### Task brief:
Copy the data that follows, character for character, minus the pictures.
============================================================
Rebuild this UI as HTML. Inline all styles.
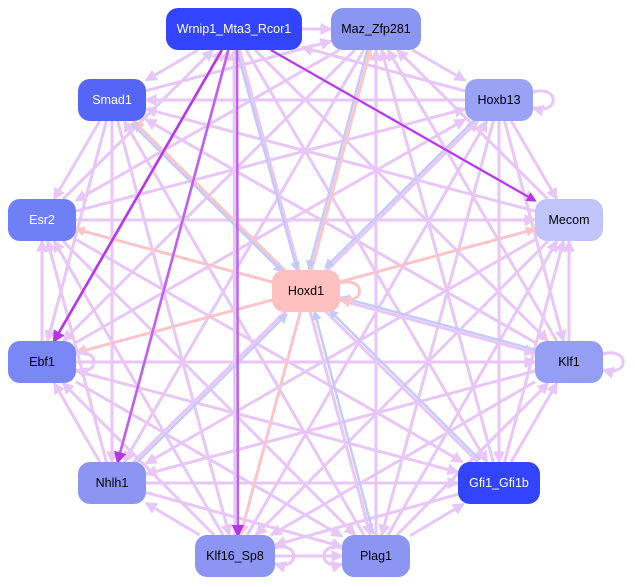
<!DOCTYPE html>
<html><head><meta charset="utf-8"><style>
html,body{margin:0;padding:0;background:#fff;width:635px;height:587px;overflow:hidden}
svg{position:absolute;left:0;top:0}
.n{position:absolute;border-radius:12px;font:12.5px "Liberation Sans",sans-serif;display:flex;align-items:center;justify-content:center}
</style></head><body>
<svg id="g" width="635" height="587" viewBox="0 0 635 587">
<defs>
<marker id="ml" markerWidth="4" markerHeight="4" refX="3.5" refY="2" orient="auto" markerUnits="strokeWidth"><path d="M0,0L4,2L0,4z" fill="#e8c6f8"/></marker>
<marker id="mp" markerWidth="5" markerHeight="5" refX="4" refY="2.5" orient="auto" markerUnits="strokeWidth"><path d="M0,0L5,2.5L0,5z" fill="#b535e8"/></marker>
<marker id="mk" markerWidth="4" markerHeight="4" refX="3.5" refY="2" orient="auto" markerUnits="strokeWidth"><path d="M0,0L4,2L0,4z" fill="#ffc4c4"/></marker>
<marker id="mb" markerWidth="4" markerHeight="4" refX="3.5" refY="2" orient="auto" markerUnits="strokeWidth"><path d="M0,0L4,2L0,4z" fill="#c4cbf8"/></marker>
</defs>
<g id="edges"></g>
<g fill="none" stroke="#e8c6f8" stroke-width="3">
<path d="M533,92 C560,85 560,115 533,108" marker-end="url(#ml)"/>
<path d="M603,354 C630,347 630,377 603,370" marker-end="url(#ml)"/>
<path d="M76,354 C100,347 100,377 76,370" marker-end="url(#ml)"/>
<path d="M342,548 C318,541 318,571 342,564" marker-end="url(#ml)"/>
<path d="M275,548 C300,541 300,571 275,564" marker-end="url(#ml)"/>
</g>
<path d="M340,283 C366,276 366,306 340,299" fill="none" stroke="#ffc4c4" stroke-width="3" marker-end="url(#mk)"/>
</svg>
<div class="n" style="left:166px;top:8px;width:136px;height:42px;background:#3344ff;color:#fff">Wrnip1_Mta3_Rcor1</div>
<div class="n" style="left:331px;top:8px;width:90px;height:42px;background:#8a96f2;color:#000">Maz_Zfp281</div>
<div class="n" style="left:465px;top:79px;width:68px;height:42px;background:#9aa2f5;color:#000">Hoxb13</div>
<div class="n" style="left:78px;top:79px;width:68px;height:42px;background:#5566f7;color:#fff">Smad1</div>
<div class="n" style="left:8px;top:199px;width:68px;height:42px;background:#6f7ff6;color:#fff">Esr2</div>
<div class="n" style="left:535px;top:199px;width:68px;height:42px;background:#c0c4fa;color:#000">Mecom</div>
<div class="n" style="left:272px;top:270px;width:68px;height:42px;background:#ffc0c0;color:#000">Hoxd1</div>
<div class="n" style="left:8px;top:341px;width:68px;height:42px;background:#7a88f5;color:#000">Ebf1</div>
<div class="n" style="left:535px;top:341px;width:68px;height:42px;background:#949ef5;color:#000">Klf1</div>
<div class="n" style="left:78px;top:462px;width:68px;height:42px;background:#8c96f2;color:#000">Nhlh1</div>
<div class="n" style="left:458px;top:462px;width:82px;height:42px;background:#3344ff;color:#fff">Gfi1_Gfi1b</div>
<div class="n" style="left:195px;top:535px;width:80px;height:42px;background:#8c96f2;color:#000">Klf16_Sp8</div>
<div class="n" style="left:342px;top:535px;width:68px;height:42px;background:#8c96f2;color:#000">Plag1</div>
<script>
var N={W:[234,29,68],M:[376,29,45],B:[499,100,34],S:[112,100,34],E:[42,220,34],C:[569,220,34],H:[306,291,34],F:[42,362,34],K:[569,362,34],L:[112,483,34],G:[499,483,41],P:[235,556,40],Q:[376,556,34]};
var outer="WMBSECFKLGPQ".split("");
var g=document.getElementById("edges"),ns="http://www.w3.org/2000/svg";
function clip(a,b){var dx=b[0]-a[0],dy=b[1]-a[1];var tx=Math.abs(dx)>0?(a[2])/Math.abs(dx):9,ty=Math.abs(dy)>0?21/Math.abs(dy):9;var t=Math.min(tx,ty);return [a[0]+dx*t,a[1]+dy*t];}
function line(f,t,col,mk,w,off){var a=N[f],b=N[t];var p=clip(a,b),q=clip(b,a);var dx=q[0]-p[0],dy=q[1]-p[1],L=Math.hypot(dx,dy);var ox=-dy/L*off,oy=dx/L*off;var l=document.createElementNS(ns,"line");l.setAttribute("x1",p[0]+ox);l.setAttribute("y1",p[1]+oy);l.setAttribute("x2",q[0]+ox);l.setAttribute("y2",q[1]+oy);l.setAttribute("stroke",col);l.setAttribute("stroke-width",w);l.setAttribute("marker-end","url(#"+mk+")");g.appendChild(l);}
for(var i=0;i<outer.length;i++)for(var j=i+1;j<outer.length;j++){if((i+j)%2)line(outer[i],outer[j],"#e8c6f8","ml",3,0);else line(outer[j],outer[i],"#e8c6f8","ml",3,0);}
["S","E","F","C","M","P"].forEach(function(k){line("H",k,"#ffc4c4","mk",2.5,0);});
["W","M","B","K","G","Q","L","S"].forEach(function(k){line(k,"H","#c4cbf8","mb",2.5,3);});
line("W","F","#b535e8","mp",2.5,0);line("W","L","#c060f0","mp",2.5,0);line("W","P","#c060f0","mp",2.5,-3);line("W","C","#b535e8","mp",2,0);
</script>
</body></html>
============================================================
### Exercise result:
Rebuild this UI as HTML. Inline all styles.
<!DOCTYPE html>
<html><head><meta charset="utf-8"><style>
html,body{margin:0;padding:0;background:#fff;width:635px;height:587px;overflow:hidden}
svg{position:absolute;left:0;top:0}
.n{position:absolute;border-radius:12px;font:12.5px "Liberation Sans",sans-serif;display:flex;align-items:center;justify-content:center}
</style></head><body>
<svg id="g" width="635" height="587" viewBox="0 0 635 587">
<defs>
<marker id="ml" markerWidth="4" markerHeight="4" refX="3.5" refY="2" orient="auto" markerUnits="strokeWidth"><path d="M0,0L4,2L0,4z" fill="#e8c6f8"/></marker>
<marker id="mp" markerWidth="5" markerHeight="5" refX="4" refY="2.5" orient="auto" markerUnits="strokeWidth"><path d="M0,0L5,2.5L0,5z" fill="#b535e8"/></marker>
<marker id="mk" markerWidth="4" markerHeight="4" refX="3.5" refY="2" orient="auto" markerUnits="strokeWidth"><path d="M0,0L4,2L0,4z" fill="#ffc4c4"/></marker>
<marker id="mb" markerWidth="4" markerHeight="4" refX="3.5" refY="2" orient="auto" markerUnits="strokeWidth"><path d="M0,0L4,2L0,4z" fill="#c4cbf8"/></marker>
</defs>
<g id="edges"></g>
<g fill="none" stroke="#e8c6f8" stroke-width="3">
<path d="M533,92 C560,85 560,115 533,108" marker-end="url(#ml)"/>
<path d="M603,354 C630,347 630,377 603,370" marker-end="url(#ml)"/>
<path d="M76,354 C100,347 100,377 76,370" marker-end="url(#ml)"/>
<path d="M342,548 C318,541 318,571 342,564" marker-end="url(#ml)"/>
<path d="M275,548 C300,541 300,571 275,564" marker-end="url(#ml)"/>
</g>
<path d="M340,283 C366,276 366,306 340,299" fill="none" stroke="#ffc4c4" stroke-width="3" marker-end="url(#mk)"/>
</svg>
<div class="n" style="left:166px;top:8px;width:136px;height:42px;background:#3344ff;color:#fff">Wrnip1_Mta3_Rcor1</div>
<div class="n" style="left:331px;top:8px;width:90px;height:42px;background:#8a96f2;color:#000">Maz_Zfp281</div>
<div class="n" style="left:465px;top:79px;width:68px;height:42px;background:#9aa2f5;color:#000">Hoxb13</div>
<div class="n" style="left:78px;top:79px;width:68px;height:42px;background:#5566f7;color:#fff">Smad1</div>
<div class="n" style="left:8px;top:199px;width:68px;height:42px;background:#6f7ff6;color:#fff">Esr2</div>
<div class="n" style="left:535px;top:199px;width:68px;height:42px;background:#c0c4fa;color:#000">Mecom</div>
<div class="n" style="left:272px;top:270px;width:68px;height:42px;background:#ffc0c0;color:#000">Hoxd1</div>
<div class="n" style="left:8px;top:341px;width:68px;height:42px;background:#7a88f5;color:#000">Ebf1</div>
<div class="n" style="left:535px;top:341px;width:68px;height:42px;background:#949ef5;color:#000">Klf1</div>
<div class="n" style="left:78px;top:462px;width:68px;height:42px;background:#8c96f2;color:#000">Nhlh1</div>
<div class="n" style="left:458px;top:462px;width:82px;height:42px;background:#3344ff;color:#fff">Gfi1_Gfi1b</div>
<div class="n" style="left:195px;top:535px;width:80px;height:42px;background:#8c96f2;color:#000">Klf16_Sp8</div>
<div class="n" style="left:342px;top:535px;width:68px;height:42px;background:#8c96f2;color:#000">Plag1</div>
<script>
var N={W:[234,29,68],M:[376,29,45],B:[499,100,34],S:[112,100,34],E:[42,220,34],C:[569,220,34],H:[306,291,34],F:[42,362,34],K:[569,362,34],L:[112,483,34],G:[499,483,41],P:[235,556,40],Q:[376,556,34]};
var outer="WMBSECFKLGPQ".split("");
var g=document.getElementById("edges"),ns="http://www.w3.org/2000/svg";
function clip(a,b){var dx=b[0]-a[0],dy=b[1]-a[1];var tx=Math.abs(dx)>0?(a[2])/Math.abs(dx):9,ty=Math.abs(dy)>0?21/Math.abs(dy):9;var t=Math.min(tx,ty);return [a[0]+dx*t,a[1]+dy*t];}
function line(f,t,col,mk,w,off){var a=N[f],b=N[t];var p=clip(a,b),q=clip(b,a);var dx=q[0]-p[0],dy=q[1]-p[1],L=Math.hypot(dx,dy);var ox=-dy/L*off,oy=dx/L*off;var l=document.createElementNS(ns,"line");l.setAttribute("x1",p[0]+ox);l.setAttribute("y1",p[1]+oy);l.setAttribute("x2",q[0]+ox);l.setAttribute("y2",q[1]+oy);l.setAttribute("stroke",col);l.setAttribute("stroke-width",w);l.setAttribute("marker-end","url(#"+mk+")");g.appendChild(l);}
for(var i=0;i<outer.length;i++)for(var j=i+1;j<outer.length;j++){if((i+j)%2)line(outer[i],outer[j],"#e8c6f8","ml",3,0);else line(outer[j],outer[i],"#e8c6f8","ml",3,0);}
["S","E","F","C","M","P"].forEach(function(k){line("H",k,"#ffc4c4","mk",2.5,0);});
["W","M","B","K","G","Q","L","S"].forEach(function(k){line(k,"H","#c4cbf8","mb",2.5,3);});
line("W","F","#b535e8","mp",2.5,0);line("W","L","#c060f0","mp",2.5,0);line("W","P","#c060f0","mp",2.5,-3);line("W","C","#b535e8","mp",2,0);
</script>
</body></html>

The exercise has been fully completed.